[Source code of charts]
+ + +
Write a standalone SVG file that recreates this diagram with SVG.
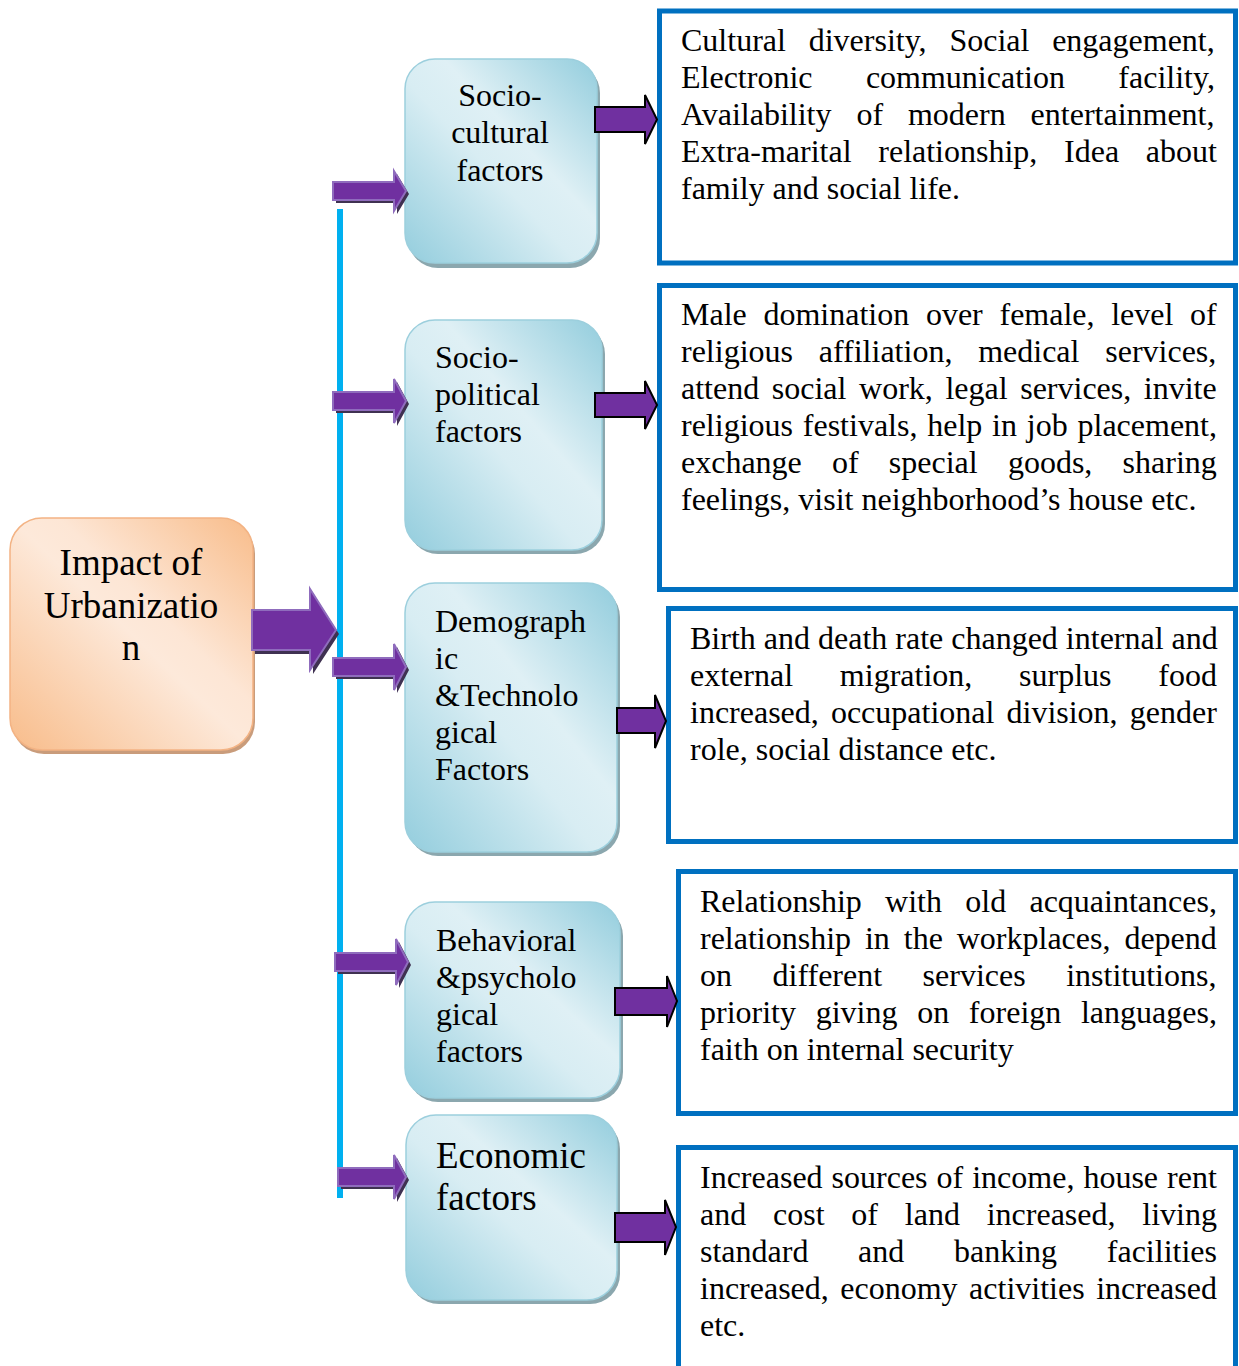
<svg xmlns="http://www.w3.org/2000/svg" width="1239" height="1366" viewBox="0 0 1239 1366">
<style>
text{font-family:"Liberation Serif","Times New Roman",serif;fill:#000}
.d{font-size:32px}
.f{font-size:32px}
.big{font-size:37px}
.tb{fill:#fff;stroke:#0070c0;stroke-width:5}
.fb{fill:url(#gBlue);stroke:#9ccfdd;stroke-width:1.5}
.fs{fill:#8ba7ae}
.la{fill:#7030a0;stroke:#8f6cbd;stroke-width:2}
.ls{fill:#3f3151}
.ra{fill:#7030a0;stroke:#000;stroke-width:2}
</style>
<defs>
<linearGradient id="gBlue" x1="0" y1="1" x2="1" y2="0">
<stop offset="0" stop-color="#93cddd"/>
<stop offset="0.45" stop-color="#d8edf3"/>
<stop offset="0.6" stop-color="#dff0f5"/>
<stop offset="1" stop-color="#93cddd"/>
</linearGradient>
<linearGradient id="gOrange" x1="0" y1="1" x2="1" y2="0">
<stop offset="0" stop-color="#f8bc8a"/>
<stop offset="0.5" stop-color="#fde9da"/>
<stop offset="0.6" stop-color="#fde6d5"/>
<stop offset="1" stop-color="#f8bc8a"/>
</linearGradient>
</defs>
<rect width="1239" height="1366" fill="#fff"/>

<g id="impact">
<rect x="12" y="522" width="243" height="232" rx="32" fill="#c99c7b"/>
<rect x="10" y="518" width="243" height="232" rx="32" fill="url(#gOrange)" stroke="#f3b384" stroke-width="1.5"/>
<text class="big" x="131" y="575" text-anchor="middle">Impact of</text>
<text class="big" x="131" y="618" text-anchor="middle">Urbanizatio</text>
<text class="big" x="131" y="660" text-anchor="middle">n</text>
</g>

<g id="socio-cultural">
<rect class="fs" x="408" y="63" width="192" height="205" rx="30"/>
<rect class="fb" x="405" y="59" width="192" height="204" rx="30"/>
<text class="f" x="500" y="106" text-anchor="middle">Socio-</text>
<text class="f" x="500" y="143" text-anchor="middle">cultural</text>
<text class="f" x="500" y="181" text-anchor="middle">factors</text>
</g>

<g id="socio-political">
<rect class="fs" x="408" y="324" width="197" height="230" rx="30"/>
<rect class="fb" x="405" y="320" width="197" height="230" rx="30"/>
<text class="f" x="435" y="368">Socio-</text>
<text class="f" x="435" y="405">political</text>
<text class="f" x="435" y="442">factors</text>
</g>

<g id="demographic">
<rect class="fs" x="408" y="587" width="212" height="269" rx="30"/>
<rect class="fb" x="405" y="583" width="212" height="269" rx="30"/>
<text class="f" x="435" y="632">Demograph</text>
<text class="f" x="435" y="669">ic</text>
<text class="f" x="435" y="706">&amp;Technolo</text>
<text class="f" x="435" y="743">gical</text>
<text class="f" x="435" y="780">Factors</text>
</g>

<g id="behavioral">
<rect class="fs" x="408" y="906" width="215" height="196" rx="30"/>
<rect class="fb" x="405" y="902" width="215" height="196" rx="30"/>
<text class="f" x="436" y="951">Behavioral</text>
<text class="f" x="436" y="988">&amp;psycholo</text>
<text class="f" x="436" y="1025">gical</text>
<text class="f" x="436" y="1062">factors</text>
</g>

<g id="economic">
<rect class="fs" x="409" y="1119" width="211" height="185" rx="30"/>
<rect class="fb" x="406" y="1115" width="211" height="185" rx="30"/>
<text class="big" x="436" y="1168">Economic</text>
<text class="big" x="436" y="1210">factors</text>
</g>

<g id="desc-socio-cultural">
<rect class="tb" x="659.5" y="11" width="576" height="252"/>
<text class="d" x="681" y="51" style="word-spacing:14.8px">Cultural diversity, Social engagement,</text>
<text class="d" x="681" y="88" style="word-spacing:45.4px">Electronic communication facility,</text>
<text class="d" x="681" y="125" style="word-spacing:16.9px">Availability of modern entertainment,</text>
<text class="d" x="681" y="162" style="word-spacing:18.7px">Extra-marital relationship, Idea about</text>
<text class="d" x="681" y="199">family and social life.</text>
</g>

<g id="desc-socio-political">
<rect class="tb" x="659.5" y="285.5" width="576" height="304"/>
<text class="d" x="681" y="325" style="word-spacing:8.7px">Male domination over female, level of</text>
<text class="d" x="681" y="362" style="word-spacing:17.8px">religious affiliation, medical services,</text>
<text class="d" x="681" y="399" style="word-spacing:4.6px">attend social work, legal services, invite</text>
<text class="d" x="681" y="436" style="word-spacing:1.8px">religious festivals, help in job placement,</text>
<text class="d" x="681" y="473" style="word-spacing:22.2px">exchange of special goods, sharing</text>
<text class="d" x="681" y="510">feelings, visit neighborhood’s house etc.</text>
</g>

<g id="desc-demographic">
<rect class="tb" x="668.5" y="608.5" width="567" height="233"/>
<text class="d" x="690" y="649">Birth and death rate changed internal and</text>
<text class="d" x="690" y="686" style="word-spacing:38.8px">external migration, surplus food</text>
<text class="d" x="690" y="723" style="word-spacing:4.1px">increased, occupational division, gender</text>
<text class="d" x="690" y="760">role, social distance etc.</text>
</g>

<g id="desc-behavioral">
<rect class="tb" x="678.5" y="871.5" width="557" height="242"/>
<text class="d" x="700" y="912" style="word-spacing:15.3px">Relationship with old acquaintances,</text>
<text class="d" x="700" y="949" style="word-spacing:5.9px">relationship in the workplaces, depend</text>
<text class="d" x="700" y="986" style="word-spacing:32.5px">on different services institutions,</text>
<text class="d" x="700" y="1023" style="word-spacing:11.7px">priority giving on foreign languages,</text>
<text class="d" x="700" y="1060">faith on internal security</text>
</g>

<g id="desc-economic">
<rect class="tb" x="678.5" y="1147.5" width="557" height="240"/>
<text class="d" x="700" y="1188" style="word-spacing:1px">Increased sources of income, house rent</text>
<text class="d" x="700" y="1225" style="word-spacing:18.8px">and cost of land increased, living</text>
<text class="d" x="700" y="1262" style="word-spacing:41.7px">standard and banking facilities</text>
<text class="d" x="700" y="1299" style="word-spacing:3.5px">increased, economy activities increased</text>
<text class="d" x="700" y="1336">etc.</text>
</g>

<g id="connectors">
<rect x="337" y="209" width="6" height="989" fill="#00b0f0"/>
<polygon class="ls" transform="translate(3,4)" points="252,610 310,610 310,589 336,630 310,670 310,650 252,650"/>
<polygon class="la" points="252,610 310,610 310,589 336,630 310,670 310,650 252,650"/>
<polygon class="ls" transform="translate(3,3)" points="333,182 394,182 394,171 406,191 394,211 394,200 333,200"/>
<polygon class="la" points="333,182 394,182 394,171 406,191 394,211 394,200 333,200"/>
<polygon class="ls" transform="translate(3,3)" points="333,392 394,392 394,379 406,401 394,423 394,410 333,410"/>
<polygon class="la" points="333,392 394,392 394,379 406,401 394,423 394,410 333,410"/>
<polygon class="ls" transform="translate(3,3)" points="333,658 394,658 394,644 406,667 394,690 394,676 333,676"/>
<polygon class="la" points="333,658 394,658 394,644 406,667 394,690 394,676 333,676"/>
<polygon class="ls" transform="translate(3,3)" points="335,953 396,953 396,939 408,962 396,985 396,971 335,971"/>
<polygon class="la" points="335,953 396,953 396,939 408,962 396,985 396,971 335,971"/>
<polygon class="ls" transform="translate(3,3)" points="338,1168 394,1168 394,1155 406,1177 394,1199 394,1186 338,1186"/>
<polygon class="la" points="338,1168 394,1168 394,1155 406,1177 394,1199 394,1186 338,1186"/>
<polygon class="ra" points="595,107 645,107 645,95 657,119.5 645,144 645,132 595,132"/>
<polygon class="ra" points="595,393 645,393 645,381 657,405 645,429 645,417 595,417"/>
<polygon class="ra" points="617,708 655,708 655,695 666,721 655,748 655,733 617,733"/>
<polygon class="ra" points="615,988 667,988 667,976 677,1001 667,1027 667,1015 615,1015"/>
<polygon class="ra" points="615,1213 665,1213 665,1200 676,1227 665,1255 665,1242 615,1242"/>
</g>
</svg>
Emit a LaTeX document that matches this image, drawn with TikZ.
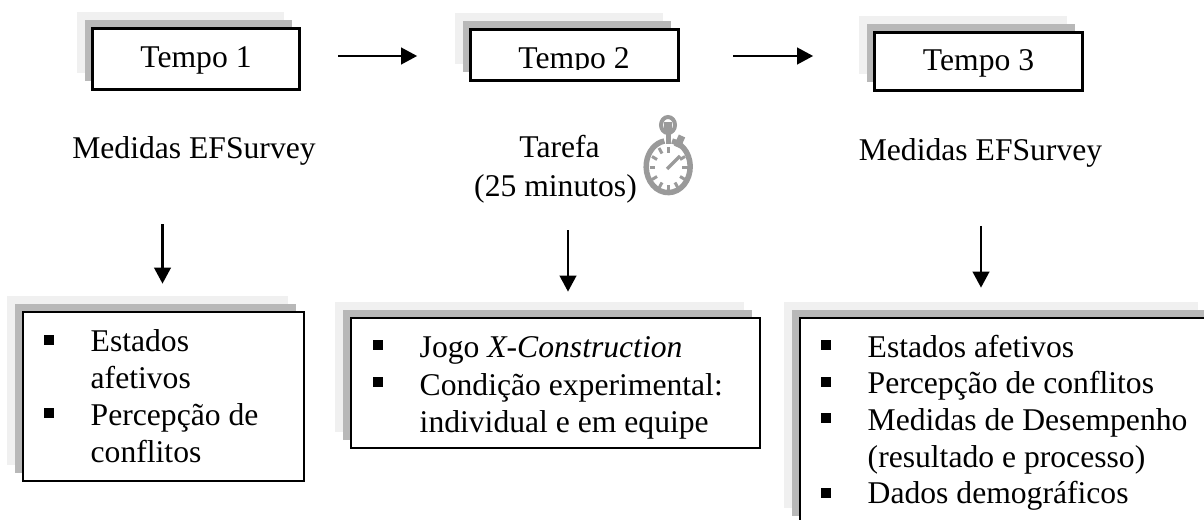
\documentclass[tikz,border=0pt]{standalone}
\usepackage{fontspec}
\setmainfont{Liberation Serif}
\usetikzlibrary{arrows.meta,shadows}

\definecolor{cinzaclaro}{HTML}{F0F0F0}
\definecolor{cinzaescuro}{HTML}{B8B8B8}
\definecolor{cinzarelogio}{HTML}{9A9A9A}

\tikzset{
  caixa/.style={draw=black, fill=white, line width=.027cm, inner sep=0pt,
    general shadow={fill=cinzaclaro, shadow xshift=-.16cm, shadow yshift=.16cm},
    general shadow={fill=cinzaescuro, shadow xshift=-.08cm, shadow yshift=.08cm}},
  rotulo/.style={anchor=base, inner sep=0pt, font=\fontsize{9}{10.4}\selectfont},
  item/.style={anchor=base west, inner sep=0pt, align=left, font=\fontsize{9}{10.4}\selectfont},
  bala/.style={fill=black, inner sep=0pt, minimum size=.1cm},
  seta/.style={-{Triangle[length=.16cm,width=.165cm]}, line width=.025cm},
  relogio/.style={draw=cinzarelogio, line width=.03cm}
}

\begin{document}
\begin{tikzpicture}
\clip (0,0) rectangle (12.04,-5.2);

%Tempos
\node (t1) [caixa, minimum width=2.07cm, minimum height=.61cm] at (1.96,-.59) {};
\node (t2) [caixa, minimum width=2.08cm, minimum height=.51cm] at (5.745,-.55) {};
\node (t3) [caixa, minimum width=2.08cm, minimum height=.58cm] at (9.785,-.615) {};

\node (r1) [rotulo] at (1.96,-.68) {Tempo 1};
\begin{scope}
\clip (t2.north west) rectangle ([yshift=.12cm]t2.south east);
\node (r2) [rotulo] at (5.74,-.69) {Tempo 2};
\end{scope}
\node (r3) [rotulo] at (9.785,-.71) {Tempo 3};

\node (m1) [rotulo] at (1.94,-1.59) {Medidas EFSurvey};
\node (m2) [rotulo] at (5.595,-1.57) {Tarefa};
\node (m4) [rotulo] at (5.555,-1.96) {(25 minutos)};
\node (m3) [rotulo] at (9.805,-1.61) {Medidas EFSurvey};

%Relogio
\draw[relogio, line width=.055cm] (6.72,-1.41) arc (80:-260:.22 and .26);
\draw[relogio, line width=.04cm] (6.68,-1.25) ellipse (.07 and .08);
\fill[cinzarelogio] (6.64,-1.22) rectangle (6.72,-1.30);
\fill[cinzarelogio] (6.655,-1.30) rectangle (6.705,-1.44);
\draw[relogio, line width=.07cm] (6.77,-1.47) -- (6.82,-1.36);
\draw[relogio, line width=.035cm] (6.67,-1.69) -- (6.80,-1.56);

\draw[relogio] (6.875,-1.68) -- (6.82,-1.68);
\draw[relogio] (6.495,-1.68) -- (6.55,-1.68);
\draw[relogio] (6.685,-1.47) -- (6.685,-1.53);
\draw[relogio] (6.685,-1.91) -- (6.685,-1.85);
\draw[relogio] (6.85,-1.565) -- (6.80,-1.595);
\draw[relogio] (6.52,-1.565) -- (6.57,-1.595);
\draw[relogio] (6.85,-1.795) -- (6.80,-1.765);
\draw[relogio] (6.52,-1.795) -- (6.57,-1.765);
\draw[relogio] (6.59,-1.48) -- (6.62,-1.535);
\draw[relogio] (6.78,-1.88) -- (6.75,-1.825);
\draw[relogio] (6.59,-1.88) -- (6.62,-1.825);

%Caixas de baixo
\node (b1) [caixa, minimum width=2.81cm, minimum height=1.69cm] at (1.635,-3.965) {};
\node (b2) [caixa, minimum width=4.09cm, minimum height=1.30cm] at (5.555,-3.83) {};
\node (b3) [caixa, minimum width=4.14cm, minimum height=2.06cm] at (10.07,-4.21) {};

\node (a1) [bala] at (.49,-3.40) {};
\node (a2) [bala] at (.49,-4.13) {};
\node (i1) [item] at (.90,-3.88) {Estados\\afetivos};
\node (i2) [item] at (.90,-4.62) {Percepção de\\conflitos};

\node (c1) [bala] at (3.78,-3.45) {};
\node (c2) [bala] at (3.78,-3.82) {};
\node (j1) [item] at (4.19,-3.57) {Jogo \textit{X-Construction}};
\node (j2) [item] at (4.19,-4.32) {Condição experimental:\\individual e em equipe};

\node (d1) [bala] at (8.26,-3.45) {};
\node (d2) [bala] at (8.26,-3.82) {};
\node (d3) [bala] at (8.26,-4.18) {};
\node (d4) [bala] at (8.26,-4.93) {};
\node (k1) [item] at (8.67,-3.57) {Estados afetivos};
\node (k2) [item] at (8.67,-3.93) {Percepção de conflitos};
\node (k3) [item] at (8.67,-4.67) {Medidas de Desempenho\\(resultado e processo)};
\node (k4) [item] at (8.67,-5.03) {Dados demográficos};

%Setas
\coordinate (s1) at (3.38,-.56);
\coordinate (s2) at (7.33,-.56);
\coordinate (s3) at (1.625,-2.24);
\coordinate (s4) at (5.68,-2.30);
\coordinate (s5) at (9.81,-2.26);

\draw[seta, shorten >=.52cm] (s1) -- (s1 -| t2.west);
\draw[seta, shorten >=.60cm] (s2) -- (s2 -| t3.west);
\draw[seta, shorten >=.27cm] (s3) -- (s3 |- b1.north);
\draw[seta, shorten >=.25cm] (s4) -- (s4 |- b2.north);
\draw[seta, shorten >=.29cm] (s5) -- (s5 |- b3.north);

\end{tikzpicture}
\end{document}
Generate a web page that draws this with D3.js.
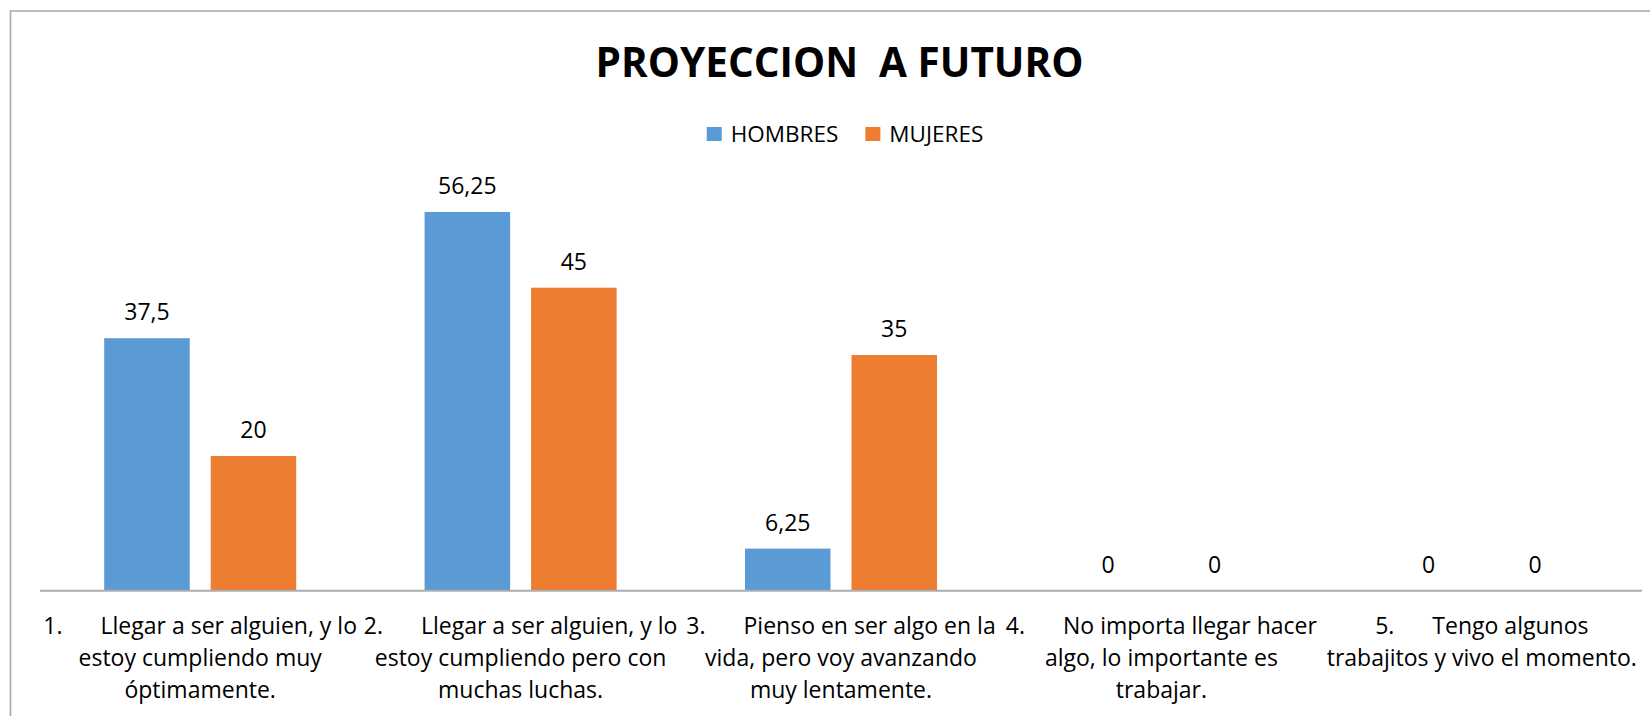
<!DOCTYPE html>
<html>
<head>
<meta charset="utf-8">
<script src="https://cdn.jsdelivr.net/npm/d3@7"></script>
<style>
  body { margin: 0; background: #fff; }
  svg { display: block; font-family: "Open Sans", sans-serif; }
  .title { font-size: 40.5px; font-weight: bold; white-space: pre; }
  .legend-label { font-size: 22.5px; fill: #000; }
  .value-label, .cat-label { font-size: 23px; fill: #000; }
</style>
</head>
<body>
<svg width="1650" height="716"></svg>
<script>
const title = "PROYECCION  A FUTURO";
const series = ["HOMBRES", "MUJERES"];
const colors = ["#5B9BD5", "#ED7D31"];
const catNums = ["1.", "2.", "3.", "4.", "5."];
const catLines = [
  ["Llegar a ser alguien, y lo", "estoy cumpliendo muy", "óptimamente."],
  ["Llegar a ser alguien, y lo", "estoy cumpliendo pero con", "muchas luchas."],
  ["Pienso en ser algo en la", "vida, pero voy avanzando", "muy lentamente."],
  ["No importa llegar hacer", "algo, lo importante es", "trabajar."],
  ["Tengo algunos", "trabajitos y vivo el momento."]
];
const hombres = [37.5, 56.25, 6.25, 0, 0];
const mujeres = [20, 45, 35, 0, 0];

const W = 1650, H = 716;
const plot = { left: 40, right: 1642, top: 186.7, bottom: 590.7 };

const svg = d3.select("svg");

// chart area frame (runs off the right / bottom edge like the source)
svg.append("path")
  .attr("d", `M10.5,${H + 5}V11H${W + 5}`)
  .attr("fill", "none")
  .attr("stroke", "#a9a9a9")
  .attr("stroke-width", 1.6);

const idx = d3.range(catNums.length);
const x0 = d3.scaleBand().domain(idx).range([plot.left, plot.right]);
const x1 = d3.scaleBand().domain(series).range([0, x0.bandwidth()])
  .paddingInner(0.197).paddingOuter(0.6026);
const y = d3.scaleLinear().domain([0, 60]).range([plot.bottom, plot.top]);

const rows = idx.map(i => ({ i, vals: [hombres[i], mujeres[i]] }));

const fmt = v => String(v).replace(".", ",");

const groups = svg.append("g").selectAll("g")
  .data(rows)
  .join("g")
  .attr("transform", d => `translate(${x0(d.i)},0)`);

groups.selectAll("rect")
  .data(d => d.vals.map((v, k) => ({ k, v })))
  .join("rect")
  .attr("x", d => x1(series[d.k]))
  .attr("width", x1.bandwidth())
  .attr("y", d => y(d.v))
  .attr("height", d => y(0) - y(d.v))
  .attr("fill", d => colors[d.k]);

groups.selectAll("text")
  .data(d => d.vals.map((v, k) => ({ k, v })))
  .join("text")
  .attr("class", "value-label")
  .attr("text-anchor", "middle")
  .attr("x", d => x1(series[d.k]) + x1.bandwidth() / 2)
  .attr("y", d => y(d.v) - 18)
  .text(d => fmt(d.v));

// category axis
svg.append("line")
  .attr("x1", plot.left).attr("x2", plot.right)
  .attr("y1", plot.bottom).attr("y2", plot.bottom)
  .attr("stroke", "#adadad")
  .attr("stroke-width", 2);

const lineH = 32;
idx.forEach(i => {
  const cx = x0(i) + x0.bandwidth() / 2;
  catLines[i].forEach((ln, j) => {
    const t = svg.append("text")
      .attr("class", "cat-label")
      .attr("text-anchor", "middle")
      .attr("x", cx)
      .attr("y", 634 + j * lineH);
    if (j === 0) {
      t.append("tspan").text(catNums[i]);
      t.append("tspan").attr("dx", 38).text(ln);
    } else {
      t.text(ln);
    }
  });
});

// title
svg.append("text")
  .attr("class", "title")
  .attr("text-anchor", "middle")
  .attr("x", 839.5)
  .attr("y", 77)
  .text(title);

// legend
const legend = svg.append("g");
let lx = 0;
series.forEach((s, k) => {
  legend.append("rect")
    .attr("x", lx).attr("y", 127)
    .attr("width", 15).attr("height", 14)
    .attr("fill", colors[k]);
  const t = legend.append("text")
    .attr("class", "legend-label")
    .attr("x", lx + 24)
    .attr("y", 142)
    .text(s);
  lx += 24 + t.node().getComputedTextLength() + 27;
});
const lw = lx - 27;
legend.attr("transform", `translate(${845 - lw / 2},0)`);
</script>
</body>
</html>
+ + +
Copy only the lines above from the one containing "Emit a LaTeX" through the one containing "(6.67,-1.69) -- (6.80,-1.56);", both included. Leave out the pictures.

• TASK SOLUTION
Emit a LaTeX document that matches this image, drawn with TikZ.
\documentclass[tikz,border=0pt]{standalone}
\usepackage{fontspec}
\setmainfont{Liberation Serif}
\usetikzlibrary{arrows.meta,shadows}

\definecolor{cinzaclaro}{HTML}{F0F0F0}
\definecolor{cinzaescuro}{HTML}{B8B8B8}
\definecolor{cinzarelogio}{HTML}{9A9A9A}

\tikzset{
  caixa/.style={draw=black, fill=white, line width=.027cm, inner sep=0pt,
    general shadow={fill=cinzaclaro, shadow xshift=-.16cm, shadow yshift=.16cm},
    general shadow={fill=cinzaescuro, shadow xshift=-.08cm, shadow yshift=.08cm}},
  rotulo/.style={anchor=base, inner sep=0pt, font=\fontsize{9}{10.4}\selectfont},
  item/.style={anchor=base west, inner sep=0pt, align=left, font=\fontsize{9}{10.4}\selectfont},
  bala/.style={fill=black, inner sep=0pt, minimum size=.1cm},
  seta/.style={-{Triangle[length=.16cm,width=.165cm]}, line width=.025cm},
  relogio/.style={draw=cinzarelogio, line width=.03cm}
}

\begin{document}
\begin{tikzpicture}
\clip (0,0) rectangle (12.04,-5.2);

%Tempos
\node (t1) [caixa, minimum width=2.07cm, minimum height=.61cm] at (1.96,-.59) {};
\node (t2) [caixa, minimum width=2.08cm, minimum height=.51cm] at (5.745,-.55) {};
\node (t3) [caixa, minimum width=2.08cm, minimum height=.58cm] at (9.785,-.615) {};

\node (r1) [rotulo] at (1.96,-.68) {Tempo 1};
\begin{scope}
\clip (t2.north west) rectangle ([yshift=.12cm]t2.south east);
\node (r2) [rotulo] at (5.74,-.69) {Tempo 2};
\end{scope}
\node (r3) [rotulo] at (9.785,-.71) {Tempo 3};

\node (m1) [rotulo] at (1.94,-1.59) {Medidas EFSurvey};
\node (m2) [rotulo] at (5.595,-1.57) {Tarefa};
\node (m4) [rotulo] at (5.555,-1.96) {(25 minutos)};
\node (m3) [rotulo] at (9.805,-1.61) {Medidas EFSurvey};

%Relogio
\draw[relogio, line width=.055cm] (6.72,-1.41) arc (80:-260:.22 and .26);
\draw[relogio, line width=.04cm] (6.68,-1.25) ellipse (.07 and .08);
\fill[cinzarelogio] (6.64,-1.22) rectangle (6.72,-1.30);
\fill[cinzarelogio] (6.655,-1.30) rectangle (6.705,-1.44);
\draw[relogio, line width=.07cm] (6.77,-1.47) -- (6.82,-1.36);
\draw[relogio, line width=.035cm] (6.67,-1.69) -- (6.80,-1.56);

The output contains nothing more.